There is a hydroelectric scheme on the river at which was started in 2014. The plant generates enough electricity to power 5,000 homes, and one of the companies involved also improved path access to the waterfalls on the river. An upstream weir, about 1.8 km south of the hydro plant was also constructed to provide a good head of water. The river is also known for its wild swimming locations such as those just downstream of the Falls of Pattack.

The name Pattack (which is Patag in Gaelic), derives from the word pots or jars; a similarly named stream near Turriff is named Putachi, meaning a stream of pot-like pools. A local rhyme about the river is Patag dhubh bhalgach an aghaidh uisge Alba (Dark, bubbly Patag, that flows against the streams of Alba). This refers to its course northwards then westwards.

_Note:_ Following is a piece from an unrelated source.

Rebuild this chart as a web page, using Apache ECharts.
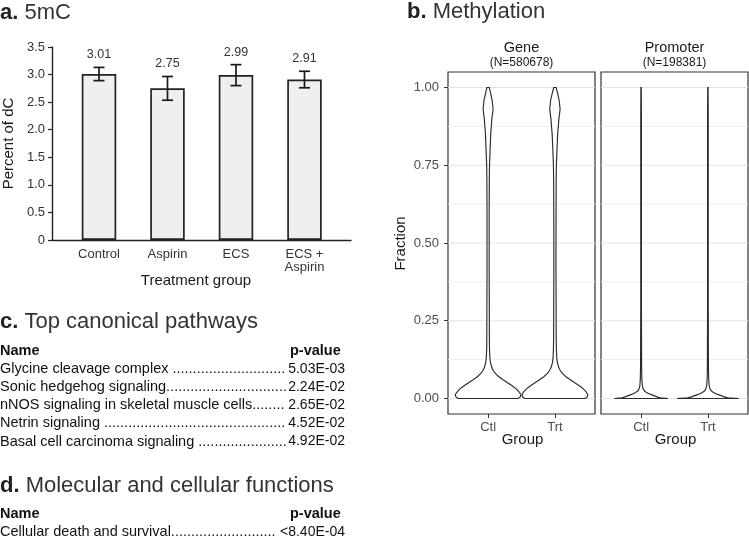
<!DOCTYPE html>
<html><head><meta charset="utf-8">
<script src="https://cdn.jsdelivr.net/npm/echarts@6/dist/echarts.min.js"></script>
<style>html,body{margin:0;padding:0;background:#fff}#c{width:749px;height:539px}</style>
</head><body><div id="c"></div>
<script>
// ---------- Panel a: 5mC ----------
const treatGroups = ['Control', 'Aspirin', 'ECS', 'ECS +\nAspirin'];
const pctDC = [3.01, 2.75, 2.99, 2.91];
const pctErr = [0.12, 0.215, 0.19, 0.15];
const pctMax = 3.5;
const pctStep = 0.5;

// ---------- Panel b: Methylation ----------
const methGroups = ['Ctl', 'Trt'];
const facetNames = ['Gene', 'Promoter'];
const facetN = ['(N=580678)', '(N=198381)'];
const fractionTicks = [0, 0.25, 0.5, 0.75, 1];
const fractionMinor = [0.125, 0.375, 0.625, 0.875];
// violin outlines: fraction values and half-widths (in x-axis category units)
const geneY      = [0, 0.005, 0.012, 0.02, 0.03, 0.04, 0.05, 0.06, 0.07, 0.08, 0.09, 0.1, 0.115, 0.13, 0.16, 0.2, 0.3, 0.4, 0.5, 0.6, 0.7, 0.75, 0.8, 0.85, 0.9, 0.93, 0.96, 0.98, 1.0];
const geneCtlW   = [0.447, 0.481, 0.492, 0.469, 0.425, 0.365, 0.298, 0.224, 0.161, 0.112, 0.077, 0.054, 0.036, 0.027, 0.021, 0.019, 0.018, 0.016, 0.016, 0.016, 0.018, 0.021, 0.030, 0.039, 0.057, 0.075, 0.060, 0.040, 0.018];
const geneTrtW   = [0.450, 0.484, 0.492, 0.472, 0.430, 0.370, 0.303, 0.230, 0.166, 0.115, 0.080, 0.056, 0.037, 0.028, 0.022, 0.019, 0.018, 0.016, 0.016, 0.017, 0.019, 0.022, 0.031, 0.041, 0.060, 0.078, 0.063, 0.042, 0.018];
const promY      = [0, 0.002, 0.005, 0.009, 0.013, 0.018, 0.024, 0.03, 0.04, 0.06, 0.1, 0.3, 0.5, 0.7, 0.9, 1.0];
const promCtlW   = [0.402, 0.283, 0.238, 0.194, 0.142, 0.089, 0.052, 0.033, 0.019, 0.012, 0.008, 0.005, 0.005, 0.005, 0.005, 0.003];
const promTrtW   = [0.462, 0.300, 0.245, 0.198, 0.145, 0.091, 0.053, 0.033, 0.019, 0.012, 0.008, 0.005, 0.005, 0.005, 0.005, 0.003];

// ---------- Panel c / d: tables ----------
const pathwayNames = ['Glycine cleavage complex ', 'Sonic hedgehog signaling', 'nNOS signaling in skeletal muscle cells', 'Netrin signaling ', 'Basal cell carcinoma signaling '];
const pathwayP = ['5.03E-03', '2.24E-02', '2.65E-02', '4.52E-02', '4.92E-02'];
const functionNames = ['Cellular death and survival'];
const functionP = ['<8.40E-04'];

// ---------- helpers ----------
const FF = '"Liberation Sans", Arial, Helvetica, sans-serif';
const TXT = '#333333';
const mctx = document.createElement('canvas').getContext('2d');
function textW(s, size, weight) { mctx.font = (weight || 'normal') + ' ' + size + 'px ' + FF; return mctx.measureText(s).width; }
function leader(name, size, target) {
  const dw = textW('.', size);
  const n = Math.floor((target - textW(name, size)) / dw);
  return name + '.'.repeat(Math.max(0, n));
}
function txt(x, y, s, opt) {
  opt = opt || {};
  return {
    type: 'text', x: x, y: y, rotation: opt.rot || 0, silent: true,
    style: {
      text: s, fontFamily: FF, fontSize: opt.size || 13, fontWeight: opt.weight || 'normal',
      fill: opt.color || TXT, align: opt.align || 'left', verticalAlign: 'middle',
      rich: opt.rich
    }
  };
}
function title(x, y, letter, rest) {
  return txt(x, y, '{b|' + letter + '} ' + rest, { size: 22, color: '#333', rich: { b: { fontWeight: 'bold', fontSize: 22, fontFamily: FF, fill: '#222' } } });
}

const graphics = [];
graphics.push(title(0, 13, 'a.', '5mC'));
graphics.push(title(407, 12, 'b.', 'Methylation'));
graphics.push(title(0, 322, 'c.', 'Top canonical pathways'));
graphics.push(title(0, 486, 'd.', 'Molecular and cellular functions'));
// axis titles
graphics.push(txt(196, 281, 'Treatment group', { size: 15, align: 'center', color: '#1a1a1a' }));
graphics.push(txt(9, 143.5, 'Percent of dC', { size: 15, align: 'center', rot: Math.PI / 2, color: '#1a1a1a' }));
graphics.push(txt(401, 243.5, 'Fraction', { size: 15, align: 'center', rot: Math.PI / 2, color: '#1a1a1a' }));
const facetCx = [521.5, 674.5];
facetCx.forEach((cx, i) => {
  graphics.push(txt(cx, 48, facetNames[i], { size: 14.5, align: 'center', color: '#1a1a1a' }));
  graphics.push(txt(cx, 63, facetN[i], { size: 12, align: 'center', color: '#1a1a1a' }));
  graphics.push(txt(cx + 1, 439.5, 'Group', { size: 15, align: 'center', color: '#1a1a1a' }));
});
// tables
function table(yHead, names, ps) {
  const valRight = 345, headLeft = 290, step = 18.2;
  graphics.push(txt(0, yHead, 'Name', { size: 14.5, weight: 'bold', color: '#111' }));
  graphics.push(txt(headLeft, yHead, 'p-value', { size: 14.5, weight: 'bold', color: '#111' }));
  names.forEach((nm, i) => {
    const y = yHead + step * (i + 1);
    const pStart = valRight - textW(ps[i], 14);
    graphics.push(txt(0, y, leader(nm, 14.5, pStart - 0.5), { size: 14.5, color: '#111' }));
    graphics.push(txt(valRight, y, ps[i], { size: 14, align: 'right', color: '#111' }));
  });
}
table(350.5, pathwayNames, pathwayP);
table(513.5, functionNames, functionP);

// ---------- option ----------
const GX = [0.4, 2.6];
const violins = [
  { grid: 1, x: 1, ys: geneY, ws: geneCtlW },
  { grid: 1, x: 2, ys: geneY, ws: geneTrtW },
  { grid: 2, x: 1, ys: promY, ws: promCtlW },
  { grid: 2, x: 2, ys: promY, ws: promTrtW }
];
function violinSeries(gi) {
  const list = violins.filter(v => v.grid === gi);
  return {
    type: 'custom', xAxisIndex: gi, yAxisIndex: gi, z: 3, silent: true, clip: false,
    data: list.map(v => [v.x, 0]),
    renderItem: (params, api) => {
      const v = list[params.dataIndex];
      const L = [], R = [];
      v.ys.forEach((y, k) => {
        L.push(api.coord([v.x - v.ws[k], y]));
        R.push(api.coord([v.x + v.ws[k], y]));
      });
      return { type: 'polygon', shape: { points: L.concat(R.reverse()), smooth: 0 },
        style: { fill: '#ffffff', stroke: '#2b2b2b', lineWidth: 1.15 } };
    }
  };
}
function gridLineSeries(gi) {
  const vals = fractionTicks.map(v => [v, 1]).concat(fractionMinor.map(v => [v, 0]));
  return {
    type: 'custom', xAxisIndex: gi, yAxisIndex: gi, z: 1, silent: true,
    data: vals.map(d => [GX[0], d[0], d[1]]),
    renderItem: (params, api) => {
      const y = api.value(1), major = api.value(2);
      const a = api.coord([GX[0], y]), b = api.coord([GX[1], y]);
      return { type: 'line', shape: { x1: a[0], y1: a[1], x2: b[0], y2: b[1] },
        style: { stroke: major ? '#e3e3e3' : '#ececec', lineWidth: major ? 1.1 : 0.9 } };
    }
  };
}
const facetGrid = (left) => ({ left: left, top: 72, width: 147, height: 342, show: true, borderColor: '#333', borderWidth: 1.2, backgroundColor: '#fff', containLabel: false, outerBoundsMode: 'none' });
const facetX = (gi) => ({
  type: 'value', gridIndex: gi, min: GX[0], max: GX[1], position: 'bottom',
  axisLine: { show: false, onZero: false }, splitLine: { show: false },
  axisTick: { show: true, customValues: [1, 2], length: 4, lineStyle: { color: '#333', width: 1 } },
  axisLabel: { customValues: [1, 2], formatter: v => methGroups[Math.round(v) - 1], fontFamily: FF, fontSize: 13, color: '#4d4d4d', margin: 7 }
});
const facetY = (gi, showLab) => ({
  type: 'value', gridIndex: gi, min: -0.05, max: 1.05, position: 'left',
  axisLine: { show: false, onZero: false }, splitLine: { show: false },
  axisTick: { show: showLab, customValues: fractionTicks, length: 4, lineStyle: { color: '#333', width: 1 } },
  axisLabel: { show: showLab, customValues: fractionTicks, formatter: v => v.toFixed(2), fontFamily: FF, fontSize: 13, color: '#4d4d4d', margin: 9 }
});

const option = {
  animation: false,
  backgroundColor: '#ffffff',
  textStyle: { fontFamily: FF },
  grid: [
    { left: 52, top: 47, width: 299, height: 193, containLabel: false, outerBoundsMode: 'none' },
    facetGrid(448),
    facetGrid(601)
  ],
  xAxis: [
    {
      type: 'value', gridIndex: 0, min: -0.686, max: 3.679, position: 'bottom',
      axisLine: { show: true, onZero: false, lineStyle: { color: '#222', width: 1.4 } },
      axisTick: { show: false }, splitLine: { show: false },
      axisLabel: { customValues: [0, 1, 2, 3], formatter: v => treatGroups[Math.round(v)], fontFamily: FF, fontSize: 13, lineHeight: 13, color: '#333', margin: 7.5 }
    },
    facetX(1), facetX(2)
  ],
  yAxis: [
    {
      type: 'value', gridIndex: 0, min: 0, max: pctMax, interval: pctStep, position: 'left',
      axisLine: { show: true, onZero: false, lineStyle: { color: '#222', width: 1.4 } },
      axisTick: { show: true, length: 4, lineStyle: { color: '#222', width: 1.2 } },
      splitLine: { show: false },
      axisLabel: { formatter: v => v === 0 ? '0' : v.toFixed(1), fontFamily: FF, fontSize: 13, color: '#333', margin: 7 }
    },
    facetY(1, true), facetY(2, false)
  ],
  series: [
    {
      type: 'bar', xAxisIndex: 0, yAxisIndex: 0, barWidth: 34.5, silent: true, z: 2,
      data: pctDC.map((v, i) => [i, v]),
      itemStyle: { color: '#efefef', borderColor: '#222', borderWidth: 1.7 }
    },
    {
      type: 'custom', xAxisIndex: 0, yAxisIndex: 0, z: 3, silent: true, clip: false,
      data: pctDC.map((v, i) => [i, v - pctErr[i], v + pctErr[i], v]),
      renderItem: (params, api) => {
        const x = api.value(0);
        const lo = api.coord([x, api.value(1)]), hi = api.coord([x, api.value(2)]);
        const cap = 5.5, st = { stroke: '#1a1a1a', lineWidth: 1.7 };
        return { type: 'group', children: [
          { type: 'line', shape: { x1: lo[0], y1: lo[1], x2: hi[0], y2: hi[1] }, style: st },
          { type: 'line', shape: { x1: hi[0] - cap, y1: hi[1], x2: hi[0] + cap, y2: hi[1] }, style: st },
          { type: 'line', shape: { x1: lo[0] - cap, y1: lo[1], x2: lo[0] + cap, y2: lo[1] }, style: st },
          { type: 'text', x: hi[0], y: hi[1] - 12.5, style: { text: api.value(3).toFixed(2), fontFamily: FF, fontSize: 12.5, fill: '#333', align: 'center', verticalAlign: 'middle' } }
        ] };
      }
    },
    gridLineSeries(1), gridLineSeries(2),
    violinSeries(1), violinSeries(2)
  ],
  graphic: graphics
};
const chart = echarts.init(document.getElementById('c'), null, { renderer: 'canvas' });
chart.setOption(option);
</script>
</body></html>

The river system is known to have brown trout using it, which needed consideration during the new weir and hydro construction. Brook lamprey, Atlantic salmon and minnows were also recorded in the river, but the salmon and minnow numbers were largely concentrated at the northern end of the river, with the many waterfalls and weirs proving to be obstacles for migratory fish.

=== Loch Pattock ===
Loch Pattock is described as an oligiotrophic lake, which lies at 424 m above sea level, and the loch routinely holds over 3,082,00 m3 of water. The catchment area is 4,849 ha and the loch has an average depth of 4.3 m, but at is deepest, it is 17.7 m.

==Popular culture ==
The river and a tributary feature in the film Mrs Brown, and a cottage alongside the river and one of the waterfalls featured in the BBC series Monarch of the Glen.